RESOLUTION OF THE COMPENSATION COMMITTEE OF THE BOARD OF DIRECTORS OF STRATEGIC HOTELS & RESORTS, INC. September 4, 2015

EX-10.1 4 d43490dex101.htm EX-10.1 EX-10.1

Exhibit 10.1

RESOLUTION OF THE

COMPENSATION COMMITTEE OF THE BOARD OF DIRECTORS OF

STRATEGIC HOTELS & RESORTS, INC.

September 4, 2015

The following resolutions of the Compensation Committee of the Board of Directors of Strategic Hotels & Resorts, Inc. (the “Compensation Committee”) establishes the Strategic Hotels & Resorts Supplemental Severance Program (the “Supplemental Severance Program”):

RESOLVED, that the Compensation Committee hereby approves the Supplemental Severance Program for the Corporation as follows: In the event of a Change of Control (as defined in the Strategic Hotels & Resorts, Inc. Amended and Restated 2004 Incentive Plan, as amended from time to time (the “Incentive Plan”)) and the employment of a Band 3, 4 or 5 employee is terminated on or within two years after the Change of Control for any reason other than Cause (as defined in the Incentive Plan), then in addition to any benefits provided for under the Strategic Hotels & Resorts, Inc.
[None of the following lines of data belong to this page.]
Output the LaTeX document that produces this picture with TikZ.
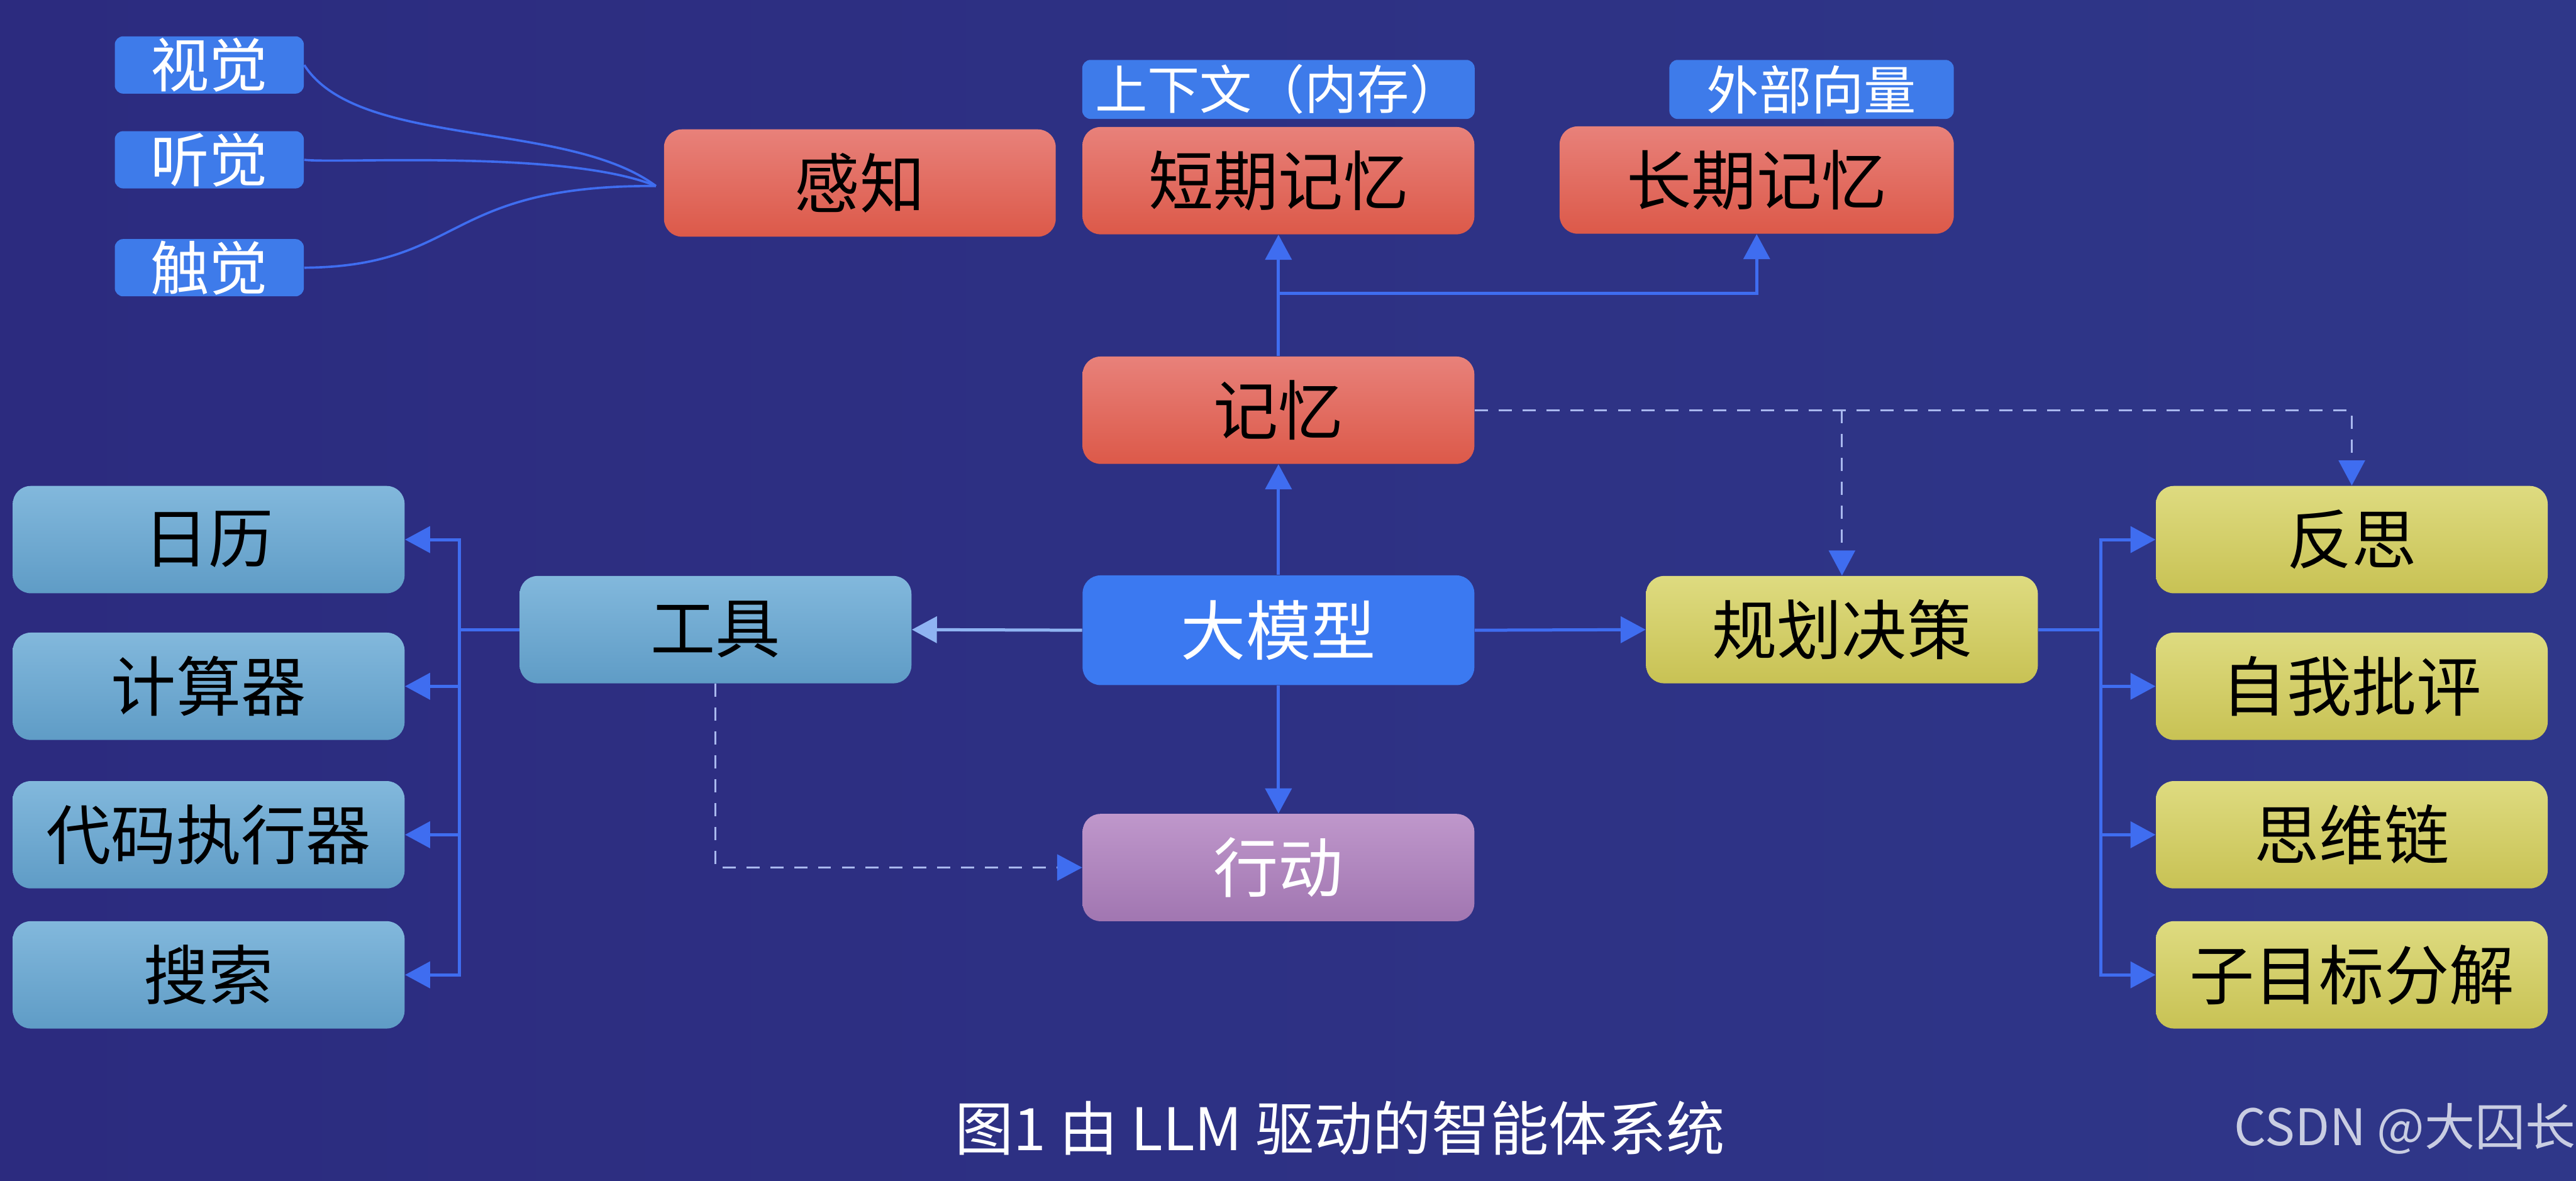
\documentclass[tikz,border=0pt]{standalone}
\usepackage{fontspec}
\setmainfont{Noto Sans CJK SC}
\usepackage{xcolor}
\usepackage{tikz}
\usetikzlibrary{arrows.meta,calc}
\definecolor{bgleft}{HTML}{2C2B7F}
\definecolor{bgmid}{HTML}{381F76}
\definecolor{bgright}{HTML}{2F3789}
\definecolor{linkblue}{HTML}{3F6DF0}
\definecolor{lightlink}{HTML}{8FB4F2}
\definecolor{dashcol}{HTML}{A9B8EE}
\definecolor{tagblue}{HTML}{3E7BEA}
\definecolor{redtop}{HTML}{E8817A}
\definecolor{redbot}{HTML}{DC5949}
\definecolor{tooltop}{HTML}{82B8DC}
\definecolor{toolbot}{HTML}{5F9CC6}
\definecolor{llmblue}{HTML}{3B79F1}
\definecolor{acttop}{HTML}{BF97CB}
\definecolor{actbot}{HTML}{A176B1}
\definecolor{plantop}{HTML}{DEDB80}
\definecolor{planbot}{HTML}{C8C254}
\definecolor{marktext}{HTML}{C9CDE2}

\begin{document}
\begin{tikzpicture}[x=1cm,y=1cm,
  box/.style={rounded corners=0.3cm, minimum width=6.57cm, minimum height=1.8cm,
    inner sep=0pt, font=\fontsize{31pt}{31pt}\selectfont},
  redbox/.style={box, top color=redtop, bottom color=redbot},
  toolbox/.style={box, top color=tooltop, bottom color=toolbot},
  planbox/.style={box, top color=plantop, bottom color=planbot},
  senselabel/.style={rounded corners=0.14cm, fill=tagblue, text=white, inner sep=0pt,
    minimum width=3.17cm, minimum height=0.96cm, font=\fontsize{28pt}{28pt}\selectfont},
  memlabel/.style={senselabel, minimum height=0.99cm, font=\fontsize{25pt}{25pt}\selectfont},
  arrow/.style={linkblue, line width=1.5pt, -{Triangle[length=4.2mm,width=4.4mm]}},
  dasharrow/.style={dashcol, line width=0.9pt, dash pattern=on 2.2mm off 1.8mm,
    -{Triangle[length=4.2mm,width=4.4mm,color=linkblue]}},
  curve/.style={linkblue, line width=1.1pt}]
  % background
  \shade[left color=bgleft, middle color=bgmid, right color=bgright] (0,0) rectangle (43.2,19.8);
  \useasboundingbox (0,0) rectangle (43.2,19.8);

  % perception
  \node[senselabel] (shijue) at (3.51,18.71) {视觉};
  \node[senselabel] (tingjue) at (3.51,17.12) {听觉};
  \node[senselabel] (chujue) at (3.51,15.31) {触觉};
  \node[redbox] (ganzhi) at (14.42,16.73) {感知};
  \coordinate (gzin) at (11.0,16.68);
  \draw[curve] (shijue.east) .. controls (6.0,17.3) and (9.5,17.8) .. (gzin);
  \draw[curve] (tingjue.east) .. controls (5.6,17.05) and (9.5,17.3) .. (gzin);
  \draw[curve] (chujue.east) .. controls (7.8,15.33) and (7.4,16.7) .. (gzin);

  % memory
  \node[memlabel, minimum width=6.58cm] (context) at (21.44,18.30) {上下文（内存）};
  \node[redbox] (duanqi) at (21.44,16.77) {短期记忆};
  \node[memlabel, minimum width=4.77cm] (vector) at (30.38,18.30) {外部向量};
  \node[redbox, minimum width=6.61cm] (changqi) at (29.46,16.78) {长期记忆};
  \node[redbox] (jiyi) at (21.44,12.92) {记忆};
  \coordinate (mjunc) at (21.44,14.88);
  \draw[arrow] (jiyi.north) -- (duanqi.south);
  \draw[arrow] (mjunc) -| (changqi.south);

  % centre
  \node[box, fill=llmblue, text=white, minimum height=1.84cm] (damoxing) at (21.44,9.23) {大模型};
  \node[box, top color=acttop, bottom color=actbot, text=white] (xingdong) at (21.44,5.25) {行动};
  \draw[arrow] (damoxing.north) -- (jiyi.south);
  \draw[arrow] (damoxing.south) -- (xingdong.north);

  % tools
  \node[toolbox] (gongju) at (12.00,9.24) {工具};
  \node[toolbox] (rili) at (3.50,10.75) {日历};
  \node[toolbox] (jisuanqi) at (3.50,8.29) {计算器};
  \node[toolbox] (daima) at (3.50,5.80) {代码执行器};
  \node[toolbox] (sousuo) at (3.50,3.45) {搜索};
  \coordinate (tbus) at (7.70,9.24);
  \draw[arrow, lightlink] (damoxing.west) -- (gongju.east);
  \foreach \n in {rili,jisuanqi,daima,sousuo}
    \draw[arrow] (gongju.west) -- (tbus) |- (\n.east);
  \draw[dasharrow] (gongju.south) |- (xingdong.west);

  % planning
  \node[planbox] (guihua) at (30.89,9.24) {规划决策};
  \node[planbox] (fansi) at (39.44,10.75) {反思};
  \node[planbox] (piping) at (39.44,8.29) {自我批评};
  \node[planbox] (siwei) at (39.44,5.80) {思维链};
  \node[planbox] (zimubiao) at (39.44,3.45) {子目标分解};
  \coordinate (pbus) at (35.23,9.24);
  \draw[arrow] (damoxing.east) -- (guihua.west);
  \foreach \n in {fansi,piping,siwei,zimubiao}
    \draw[arrow] (guihua.east) -- (pbus) |- (\n.west);
  \draw[dasharrow] (jiyi.east) -| (fansi.north);
  \draw[dasharrow] (jiyi.east -| guihua.north) -- (guihua.north);

  % caption
  \node[text=white, font=\fontsize{28pt}{28pt}\selectfont] (caption) at (22.47,0.88) {图1 由 LLM 驱动的智能体系统};
  \node[anchor=east, text=marktext, inner sep=0pt, font=\fontsize{24pt}{24pt}\selectfont] (mark) at (43.2,0.87) {CSDN @大囚长};
\end{tikzpicture}
\end{document}
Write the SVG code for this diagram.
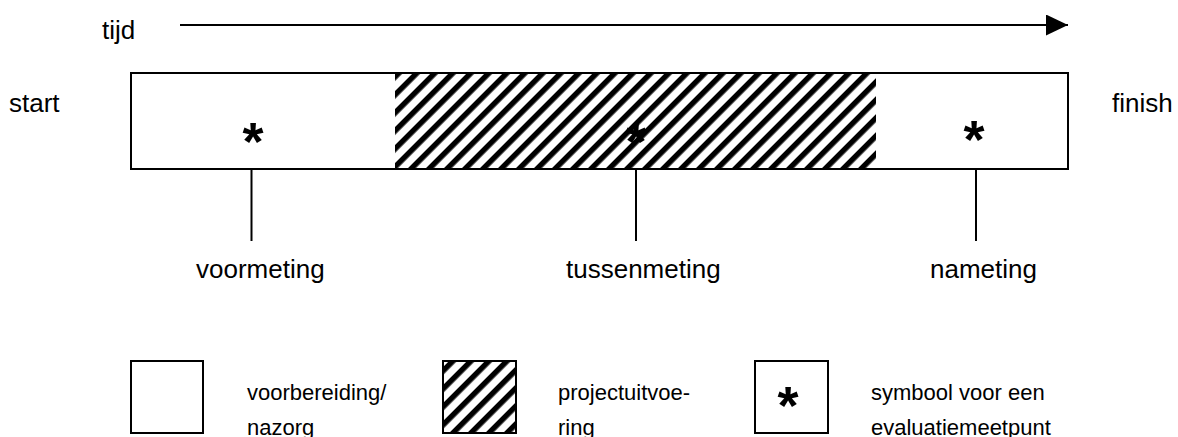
<svg xmlns="http://www.w3.org/2000/svg" width="1178" height="437" viewBox="0 0 1178 437">
<style>
  .t { font-family: "Liberation Sans", Arial, sans-serif; font-size: 26px; fill: #000; }
  .lg { font-family: "Liberation Sans", Arial, sans-serif; font-size: 22px; fill: #000; }
  .ast { font-family: "Liberation Sans", Arial, sans-serif; font-size: 54px; font-weight: bold; fill: #000; text-anchor: middle; }
  .box { fill: #fff; stroke: #000; stroke-width: 2; }
  .hatch { fill: url(#hatch); }
  .ln { stroke: #000; stroke-width: 2; fill: none; }
</style>
<defs>
  <pattern id="hatch" patternUnits="userSpaceOnUse" width="12.73" height="20" patternTransform="rotate(45)">
    <rect x="0" y="0" width="12.73" height="20" fill="#fff"/>
    <rect x="0" y="0" width="5.5" height="20" fill="#000"/>
  </pattern>
  <marker id="arrow" markerUnits="userSpaceOnUse" markerWidth="23" markerHeight="21" refX="22" refY="10.5" orient="auto">
    <path d="M0,0 L22,10.5 L0,21 Z" fill="#000"/>
  </marker>
</defs>

<g id="connectors">
  <line class="ln" x1="180" y1="25" x2="1068" y2="25" marker-end="url(#arrow)"/>
  <line class="ln" x1="251.5" y1="145" x2="251.5" y2="241"/>
  <line class="ln" x1="636" y1="145" x2="636" y2="241"/>
  <line class="ln" x1="976" y1="139" x2="976" y2="241"/>
</g>

<g id="timeline">
  <rect x="131" y="73" width="937" height="96" fill="#fff"/>
  <rect class="hatch" x="395" y="73" width="481" height="96"/>
  <rect x="131" y="73" width="937" height="96" fill="none" stroke="#000" stroke-width="2"/>
</g>

<g id="labels">
  <text class="t" x="102" y="39">tijd</text>
  <text class="t" x="9" y="112">start</text>
  <text class="t" x="1112" y="112">finish</text>
</g>

<g id="voormeting">
  <text class="ast" x="253" y="160">*</text>
  <text class="t" x="196" y="278">voormeting</text>
</g>
<g id="tussenmeting">
  <text class="ast" x="636" y="160">*</text>
  <text class="t" x="566" y="278">tussenmeting</text>
</g>
<g id="nameting">
  <text class="ast" x="974" y="158">*</text>
  <text class="t" x="930" y="278">nameting</text>
</g>

<g id="legend-voorbereiding">
  <rect class="box" x="131" y="361" width="72" height="72"/>
  <text class="lg" x="247" y="400">voorbereiding/</text>
  <text class="lg" x="247" y="435">nazorg</text>
</g>
<g id="legend-projectuitvoering">
  <rect class="hatch" x="443" y="361" width="73" height="72"/>
  <rect x="443" y="361" width="73" height="72" fill="none" stroke="#000" stroke-width="2"/>
  <text class="lg" x="558" y="400">projectuitvoe-</text>
  <text class="lg" x="558" y="435">ring</text>
</g>
<g id="legend-meetpunt">
  <rect class="box" x="755" y="361" width="73" height="72"/>
  <text class="ast" x="788" y="424">*</text>
  <text class="lg" x="871" y="400">symbool voor een</text>
  <text class="lg" x="871" y="435">evaluatiemeetpunt</text>
</g>
</svg>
Severance Program, effective September 15, 2010 (the “September 2010 Severance Program” and, together with this Supplemental Severance Program, the “Severance Programs”), the Corporation shall pay such employee a lump sum severance benefit in accordance with the following schedule:

 

    Band 3 (Director) – 6-months Pay (“Pay” shall mean base salary, target bonus for the year of termination plus payment in lieu of medical insurance for the period of supplemental severance); and

 

    Band 4 (Manager) and Band 5 (support personnel) – 9-months Pay;

FURTHER RESOLVED, in the event of Constructive Termination (as defined below) of a full-time employee with the Corporation and its affiliates by reason of, on or within two years after a Change of Control (as defined in the Incentive Plan), the severance schedule provided for in the Severance Programs shall provide the minimum severance payable in a lump sum to such employee;

FURTHER RESOLVED, that such an employee shall be considered to have the right under the Severance Programs to terminate his or her employment as a result of a “Constructive Termination” if, without the written consent of the employee, the Corporation (or any successor corporation): (i) materially reduces the employee’s base compensation; (ii) materially reduces the employee’s authority, duties or responsibilities, (iii) relocates the principal offices of the Corporation, or the employee’s principal place of employment, outside the Chicago metropolitan area or (iv) materially breaches, or fails to assume or affirm its obligations under, any employment agreement currently in effect between the Corporation and the employee (each, a “Constructive Termination Event”); provided, however, a resignation shall not be deemed a Constructive Termination unless the employee shall have provided notice of the Constructive Termination Event within 90 days of its occurrence and the Corporation shall have had a reasonable opportunity (30 days) to cure such conduct or event, but has not so cured;


FURTHER RESOLVED, that the payments to employees pursuant to the Severance Programs are intended to be exempt from section 409A of the Internal Revenue Code of 1986, as amended (the “Code”) to the maximum extent possible as short-term deferrals pursuant to Treasury Regulation §1.409A-1(b)(4);

NOTWITHSTANDING anything to the contrary herein and subject to payment in conformity with section 409A of the Code, to the extent applicable, to the extent an employee has a written agreement from the Corporation relating to severance, such employee shall be entitled to the greater of (1) the severance benefits provided under the Severance Programs or (2) the severance benefits provided under such employee’s written agreement; provided, however, in no event shall such employee be entitled to receive severance under both the Severance Programs and such employee’s written agreement; and

NOTWITHSTANDING the foregoing, to the extent that any payment under this Severance Programs constitutes “nonqualified deferred compensation” payable to a “specified employee” of a public company as a result of his or her “separation from service” (each, within the meaning of section 409A of the Code), no such payment shall be made during the first six months following such separation from service and shall instead be paid within 15 days following the end of such six-month period (or, if earlier, within 15 business days following the date of death of such specified employee).

The Severance Programs may be amended or terminated at any time; provided, however, the Severance Programs shall not be amended or terminated to the detriment of any employee of the Corporation in anticipation of, by reason of or with respect to any employee employed immediately prior to a Change of Control, on or within two years after such Change of Control.